--- Problem ---
Search the material and gather each line with "this" in it.

[Records with drawing code]
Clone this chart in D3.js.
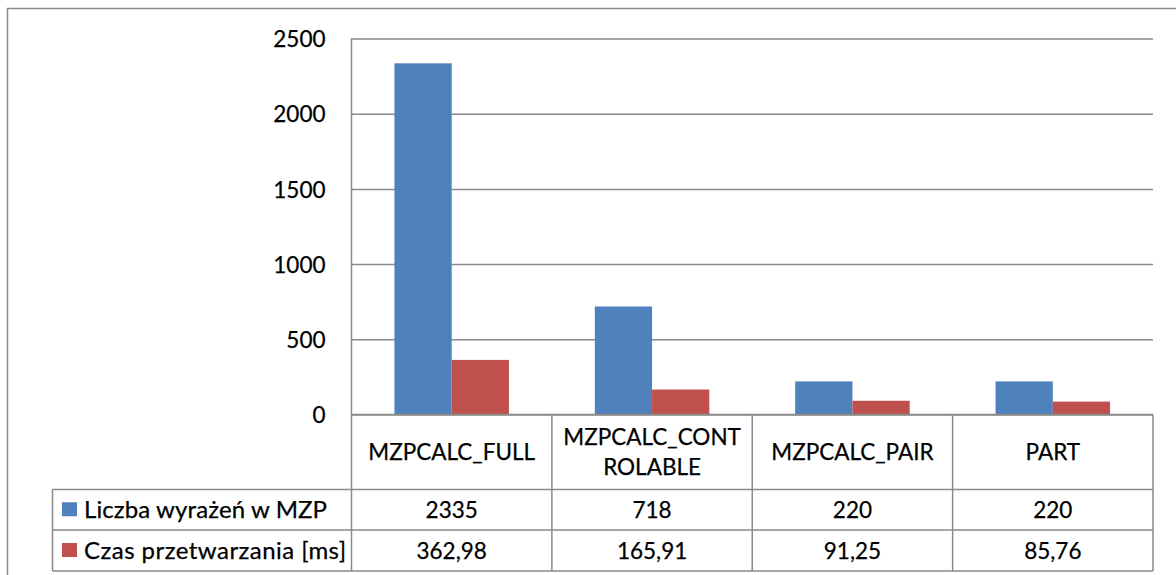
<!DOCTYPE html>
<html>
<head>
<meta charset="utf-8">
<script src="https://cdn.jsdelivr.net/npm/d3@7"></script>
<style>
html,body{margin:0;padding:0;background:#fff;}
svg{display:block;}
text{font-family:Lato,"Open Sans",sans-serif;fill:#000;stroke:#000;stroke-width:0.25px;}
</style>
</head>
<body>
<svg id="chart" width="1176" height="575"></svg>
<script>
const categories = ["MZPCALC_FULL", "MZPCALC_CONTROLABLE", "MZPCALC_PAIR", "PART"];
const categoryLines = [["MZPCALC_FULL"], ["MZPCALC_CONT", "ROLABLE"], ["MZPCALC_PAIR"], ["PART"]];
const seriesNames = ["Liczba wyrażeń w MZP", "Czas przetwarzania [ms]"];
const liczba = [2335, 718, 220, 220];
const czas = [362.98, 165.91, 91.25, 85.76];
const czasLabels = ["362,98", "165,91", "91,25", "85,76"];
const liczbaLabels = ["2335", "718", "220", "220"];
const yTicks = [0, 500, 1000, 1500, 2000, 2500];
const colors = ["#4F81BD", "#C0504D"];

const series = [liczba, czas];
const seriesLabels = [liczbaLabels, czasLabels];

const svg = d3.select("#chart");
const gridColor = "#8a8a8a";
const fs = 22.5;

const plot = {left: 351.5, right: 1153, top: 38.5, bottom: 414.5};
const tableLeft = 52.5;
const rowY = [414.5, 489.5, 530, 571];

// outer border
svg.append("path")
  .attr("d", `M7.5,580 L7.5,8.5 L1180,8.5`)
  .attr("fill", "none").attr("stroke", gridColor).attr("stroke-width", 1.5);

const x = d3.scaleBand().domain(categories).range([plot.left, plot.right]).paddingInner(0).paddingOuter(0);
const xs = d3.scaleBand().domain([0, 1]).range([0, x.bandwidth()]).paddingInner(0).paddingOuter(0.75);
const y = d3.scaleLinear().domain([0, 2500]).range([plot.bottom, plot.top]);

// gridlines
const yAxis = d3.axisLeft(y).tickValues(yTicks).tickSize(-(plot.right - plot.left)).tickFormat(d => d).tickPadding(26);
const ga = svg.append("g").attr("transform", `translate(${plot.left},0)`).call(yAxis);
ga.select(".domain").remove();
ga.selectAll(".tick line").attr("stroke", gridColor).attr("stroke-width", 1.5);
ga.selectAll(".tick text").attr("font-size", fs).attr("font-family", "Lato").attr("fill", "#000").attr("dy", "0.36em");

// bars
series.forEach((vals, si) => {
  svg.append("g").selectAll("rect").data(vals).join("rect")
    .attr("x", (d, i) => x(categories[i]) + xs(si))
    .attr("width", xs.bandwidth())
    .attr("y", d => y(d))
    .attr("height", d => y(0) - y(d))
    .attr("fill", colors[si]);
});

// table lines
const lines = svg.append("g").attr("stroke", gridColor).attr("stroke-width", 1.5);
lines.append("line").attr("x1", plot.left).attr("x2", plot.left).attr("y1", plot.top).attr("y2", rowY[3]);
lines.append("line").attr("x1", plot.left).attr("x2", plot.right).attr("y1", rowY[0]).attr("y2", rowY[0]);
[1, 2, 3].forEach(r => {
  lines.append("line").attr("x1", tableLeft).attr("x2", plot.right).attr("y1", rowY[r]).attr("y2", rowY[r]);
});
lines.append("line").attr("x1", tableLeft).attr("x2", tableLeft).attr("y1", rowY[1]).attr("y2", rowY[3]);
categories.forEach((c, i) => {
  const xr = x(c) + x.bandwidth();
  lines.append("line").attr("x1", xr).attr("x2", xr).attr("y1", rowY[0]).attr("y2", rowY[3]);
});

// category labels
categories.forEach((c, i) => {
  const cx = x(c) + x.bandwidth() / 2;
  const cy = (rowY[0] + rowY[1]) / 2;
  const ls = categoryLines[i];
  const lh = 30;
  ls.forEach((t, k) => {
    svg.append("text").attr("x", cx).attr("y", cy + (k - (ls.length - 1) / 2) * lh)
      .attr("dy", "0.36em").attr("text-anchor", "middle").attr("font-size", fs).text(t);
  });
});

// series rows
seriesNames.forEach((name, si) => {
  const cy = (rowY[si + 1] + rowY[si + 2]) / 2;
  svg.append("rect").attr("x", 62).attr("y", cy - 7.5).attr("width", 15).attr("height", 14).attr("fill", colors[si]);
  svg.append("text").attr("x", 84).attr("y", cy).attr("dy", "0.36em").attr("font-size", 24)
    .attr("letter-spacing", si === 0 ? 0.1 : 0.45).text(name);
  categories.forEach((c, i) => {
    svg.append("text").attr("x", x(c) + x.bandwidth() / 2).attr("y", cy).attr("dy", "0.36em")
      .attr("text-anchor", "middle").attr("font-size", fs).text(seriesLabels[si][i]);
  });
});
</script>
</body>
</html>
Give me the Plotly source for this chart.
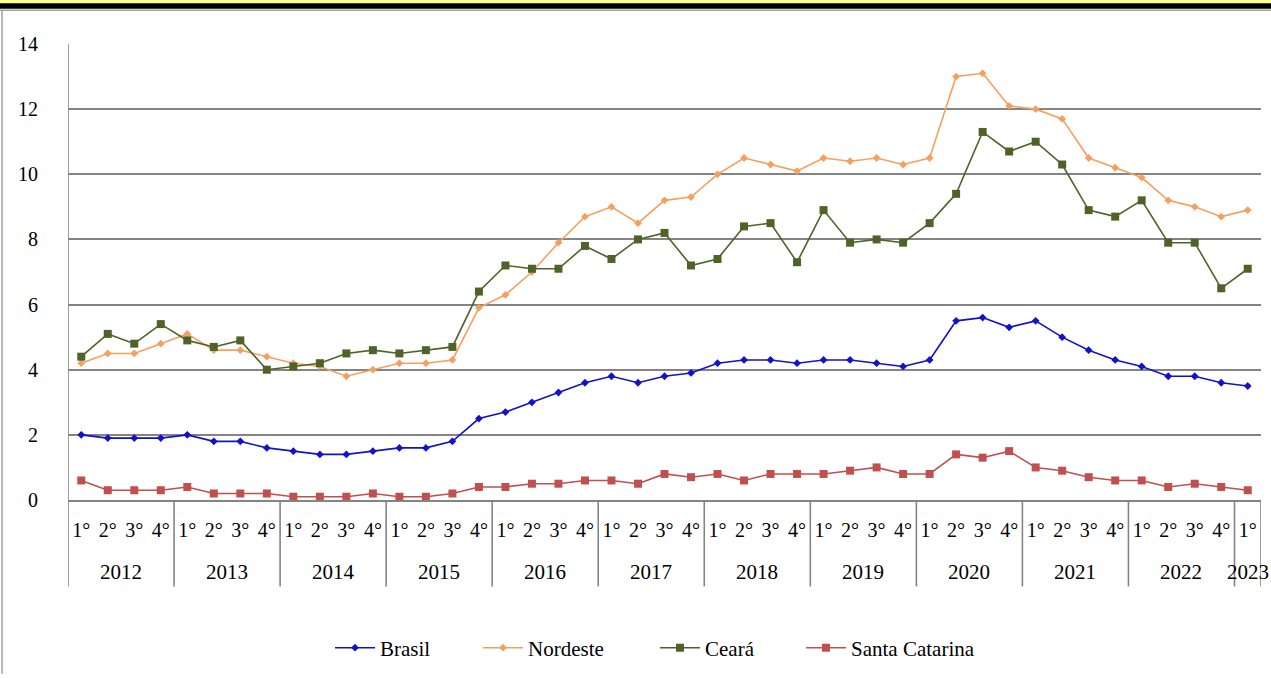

--- Complete response ---
Clone this chart in D3.js.
Give me the Plotly source for this chart.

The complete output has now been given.